In yesterday’s post, I commented in passing about the uncertainty surrounding manager Tony LaRussa. LaRussa is not signed past this year and has said he won’t decide on his return until the end of the year. This is consistent with what he’s done in the past, so that in and of itself is no indication.
I’ve been a fan of LaRussa since his days in Oakland. Those A’s teams of the late ’80s were some of my favorites, so I was glad to see LaRussa make his way to the Midwest back in 1996. He brought a lot of his former players over as well, most notably Mark McGwire in 1997, and began winning almost immediately. In 1996 they were one game away from going to the World Series before they were just blasted in Games 6 and 7 by Atlanta. They stayed in contention in 1997, in my opinion trading for McGwire about a week or two too late to make a real impact. 1998 and 1999 were the home run years, which took the focus off of the fact that the team wasn’t that good. Then the modern golden era: from 2000 until 2006 the Cardinals have missed the playoffs only once (in 2003, a year they had the lead in the division until September) and have two Series appearances and one title to show for it.
TLR has really created a love/hate split in Cardinal Nation, at least until the Series title last year. At one time, there was a group of fans calling themselves “The Faction” that demanded his firing, even going as far as flying a banner over the stadium (which was a fairly tasteless act, IMO). Some say his over-preparation and severe Type A personality grates on the players, causing them to play uptight and have problems coming through in the postseason. They are of the opinion that TLR basically figured he was playing with house money in October of 2006 and everyone was more relaxed as a result. While I’m not sure I quite agree entirely with that assessment (the biggest reason the Cards won in ’06 was the pitching was there–the offense, for the most part, was its normal weak October self), there may be a kernel of truth in there.
There seem to be a few cracks in the facade now, though. For a supremely prepared guy, it’s surprising that twice this year, he has listed the wrong pitcher on the lineup card, correcting it later on. He even was overheard at the All-Star Game making an error in listing out changes to the umpire, though that could have just been a slip of the tongue. Of course, he started off the year being arrested for a DUI and that court case is still pending. That would be pretty rough hanging over anyone’s head to start with, but when reliever Josh Hancock was killed driving drunk, that most likely hit even closer to home for LaRussa.

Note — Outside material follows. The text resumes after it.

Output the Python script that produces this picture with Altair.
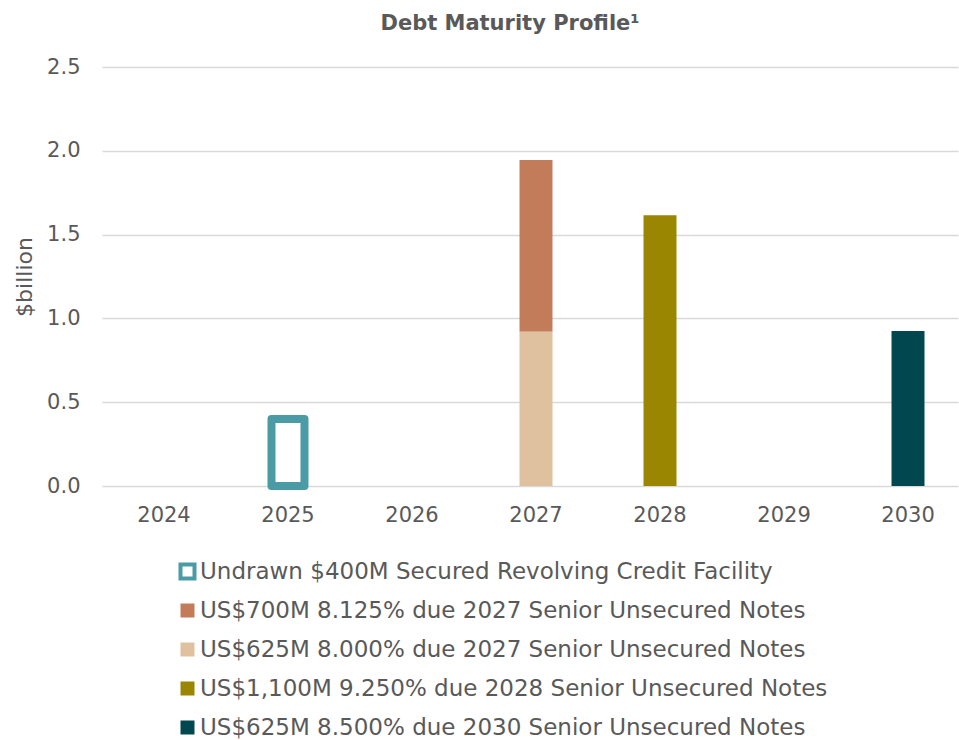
import altair as alt
import pandas as pd

years = ["2024", "2025", "2026", "2027", "2028", "2029", "2030"]
series = [
    "Undrawn $400M Secured Revolving Credit Facility",
    "US$700M 8.125% due 2027 Senior Unsecured Notes",
    "US$625M 8.000% due 2027 Senior Unsecured Notes",
    "US$1,100M 9.250% due 2028 Senior Unsecured Notes",
    "US$625M 8.500% due 2030 Senior Unsecured Notes",
]
bar_years = ["2025", "2027", "2027", "2028", "2030"]
bar_series = series
bar_values = [0.40, 1.025, 0.92, 1.615, 0.925]
bar_order = [0, 2, 1, 0, 0]
title_text = ["Debt Maturity Profile¹"]

fills = ["#ffffff", "#C27C5A", "#E0C19F", "#9A8600", "#01474F"]
strokes = ["#4A9BA6", "transparent", "transparent", "transparent", "transparent"]

TXT = "#595959"
FONT = "DejaVu Sans"

df = pd.DataFrame({"year": bar_years, "series": bar_series,
                   "value": bar_values, "order": bar_order})

leg = alt.Legend(
    title=None, orient="none", legendX=74, legendY=493, direction="vertical",
    symbolType="square", symbolSize=196, symbolStrokeWidth=4,
    labelFontSize=23, labelColor=TXT, labelFont=FONT, labelLimit=0,
    rowPadding=8, labelOffset=1, padding=0,
)

bars = alt.Chart(df).mark_bar(strokeWidth=8, strokeJoin="round").encode(
    x=alt.X("year:N",
            scale=alt.Scale(domain=years, paddingInner=0.734, paddingOuter=0.3185, align=0.576),
            axis=alt.Axis(title=None, labelAngle=0, domain=False, ticks=False, grid=False,
                          labelPadding=18, labelFontSize=21, labelColor=TXT, labelFont=FONT)),
    y=alt.Y("value:Q", stack="zero",
            scale=alt.Scale(domain=[0, 2.5], nice=False),
            axis=alt.Axis(title="$billion", values=[0, 0.5, 1, 1.5, 2, 2.5], format=".1f",
                          domain=False, ticks=False, labelPadding=22, labelFontSize=21,
                          labelColor=TXT, labelFont=FONT, titleFont=FONT, titleFontSize=22,
                          titleFontWeight="normal", titleColor=TXT, titlePadding=10,
                          gridColor="#D9D9D9", gridWidth=1.5)),
    fill=alt.Fill("series:N", scale=alt.Scale(domain=series, range=fills), legend=leg),
    stroke=alt.Stroke("series:N", scale=alt.Scale(domain=series, range=strokes), legend=leg),
    order=alt.Order("order:Q"),
)

title = alt.Chart(pd.DataFrame({"t": title_text})).mark_text(
    font=FONT, fontSize=21, fontWeight="bold", color=TXT, align="center",
    baseline="alphabetic",
).encode(text="t:N", x=alt.value(408), y=alt.value(-37))

chart = alt.layer(bars, title).properties(
    width=856, height=419,
    autosize=alt.AutoSizeParams(type="none"),
    padding={"left": 102, "top": 67, "right": 1, "bottom": 254},
).configure_view(stroke=None)

chart.save("out.html", embed_options={"renderer": "svg", "actions": False})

Then there have been the sniping with the players. This may have happened in the past and been kept quiet, but since October especially, seems like more and more are coming out. Edmonds, Rolen, Kip Wells, even a little one with Pujols after the All-Star Break controversy (personally, I think AP should have hit for Orlando Hudson in the ninth, but that’s just me), it seems like more and more feuds are popping up, which may show that either LaRussa has a little less control in the clubhouse or he’s not willing to suffer the players as much as he has in the past.
I still think that Tony comes back for one more shot in 2008, but every day that passes with shoddy baserunning, lackluster performances, and the team sliding down the standings makes it more likely that he’ll decide that running ARF on a full-time basis might be what he wants to do for a while. The man hasn’t sat out a season since he started managing back in 1979 at age 34. He’s now 62, so if he wants to step aside and see what summer is like without baseball, he’s more than earned the right.